The IIGF would replace the MoU with a single point of responsibility and the adviser to the fund is the International Finance Corporation. The risks covered under the guarantee package will be tailored to the specific risks requested by investors. It is not yet clear how the fund will be supported, or whether the fund will be given a credit rating.

It is likely that only a bilateral agency or multilateral agency could take the IIGF risk, says one banker, close to one Central Java bid. “No commercial bank is going to lend on the back of purely the IIGF guarantee,” he says. There is sceptism as to whether the bid process for Central Java can be completed on schedule, bearing in mind the pace of introduction of the IIGF.

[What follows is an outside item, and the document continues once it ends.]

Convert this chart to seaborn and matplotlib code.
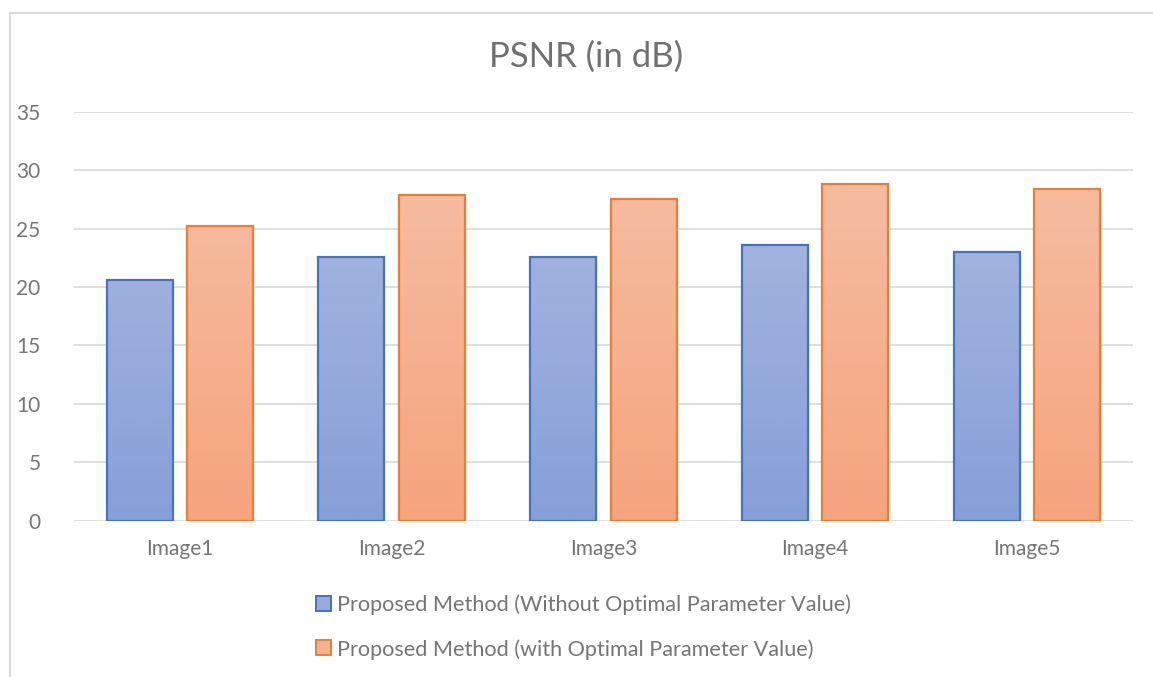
import numpy as np
import pandas as pd
import matplotlib
matplotlib.use("Agg")
import matplotlib.pyplot as plt
import seaborn as sns
from matplotlib.patches import Patch, Rectangle
from matplotlib.colors import LinearSegmentedColormap

images = ["Image1", "Image2", "Image3", "Image4", "Image5"]
without_opt = [20.6, 22.6, 22.6, 23.6, 23.0]
with_opt = [25.2, 27.9, 27.5, 28.85, 28.4]
series = ["Proposed Method (Without Optimal Parameter Value)",
          "Proposed Method (with Optimal Parameter Value)"]

df = pd.DataFrame({
    "Image": images * 2,
    "PSNR": without_opt + with_opt,
    "Method": [series[0]] * len(images) + [series[1]] * len(images),
})

sns.set_style("white")
plt.rcParams["font.family"] = ["Lato", "DejaVu Sans"]
txt = "#757575"

edge_cols = ["#4472C4", "#ED7D31"]
grad_cols = [("#A9B8E0", "#879FD8"), ("#F6BDA2", "#F5A47E")]

fig = plt.figure(figsize=(11.53, 6.77), dpi=100)
ax = fig.add_axes([0.0642, 0.2309, 0.9182, 0.6041])

sns.barplot(data=df, x="Image", y="PSNR", hue="Method", hue_order=series,
            palette=edge_cols, width=0.76, gap=0.18, ax=ax, legend=False,
            errorbar=None, zorder=3)

ax.set_ylim(0, 35)
ax.set_yticks(range(0, 36, 5))
ax.set_xlim(-0.5, 4.5)
ax.yaxis.grid(True, color="#d9d9d9", lw=1.2, zorder=0)
ax.set_axisbelow(True)
for s in ax.spines.values():
    s.set_visible(False)
ax.tick_params(length=0, labelsize=15, colors=txt)
ax.tick_params(axis="y", pad=24)
ax.tick_params(axis="x", pad=13)
ax.set_xlabel("")
ax.set_ylabel("")

# gradient fill clipped to each bar
for i, bar in enumerate(ax.patches):
    k = i // len(images)
    top, bot = grad_cols[k]
    cmap = LinearSegmentedColormap.from_list("g%d" % k, [bot, top])
    x0, y0 = bar.get_x(), bar.get_y()
    w, h = bar.get_width(), bar.get_height()
    grad = np.linspace(0, 1, 256).reshape(-1, 1) * (h / 30.0)
    im = ax.imshow(grad, extent=[x0, x0 + w, y0, y0 + h], origin="lower",
                   aspect="auto", cmap=cmap, vmin=0, vmax=1, zorder=3)
    im.set_clip_path(bar)
    bar.set_facecolor("none")
    bar.set_edgecolor(edge_cols[k])
    bar.set_linewidth(1.6)
    bar.set_zorder(4)
ax.set_xlim(-0.5, 4.5)
ax.set_ylim(0, 35)
ax.set_aspect("auto")

fig.text(586 / 1153, 1 - 57 / 677, "PSNR (in dB)", ha="center", va="center",
         fontsize=25, color="#707070")

handles = [Patch(facecolor=np.mean([matplotlib.colors.to_rgb(c) for c in g], axis=0),
                 edgecolor=e, lw=1.4) for g, e in zip(grad_cols, edge_cols)]
fig.legend(handles, series, loc="center", bbox_to_anchor=(0.506, 1 - 627 / 677),
           frameon=False, fontsize=15.6, labelcolor=txt, handlelength=0.68,
           handleheight=0.68, handletextpad=0.3, labelspacing=1.1)

fig.patches.append(Rectangle((10 / 1153, -0.1), 1.2, 1 - 13 / 677 + 0.1,
                             transform=fig.transFigure, fill=False,
                             edgecolor="#d9d9d9", lw=1.5))

fig.savefig("out.png", dpi=100)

The closure of the Paiton-3 and Cirebon projects were encouraging signs for IPP developers, which must now re-think their projects under the new fund mechanism, says one legal source. “We are back to square one – we’re looking at a new structure, and that structure is yet to be developed. That causes concerns in terms of delay,” the source adds.

The government has collected comments on the terms of the Central Java project and one central concern for the bidders is the siting of the project. Under the current plan, it is for the bidders to choose a site from a list of potential areas, given by the government. This places land acquisition risk in the laps of the bidders, and at least one candidate has suggested to the government it determines the site before bids are made. “There are so many issues that come out of private land dealings, it becomes political. That political risk really should be with the government,” says one source.

In one respect, Indonesia comes out ahead of the Philippines. Indonesia’s 2009 legilative and presidential elections took place in mid-2009, with the re-election of president Susilo Bambang Yudhoyono. Elections in the Philippines were taking place as Project Finance went to press.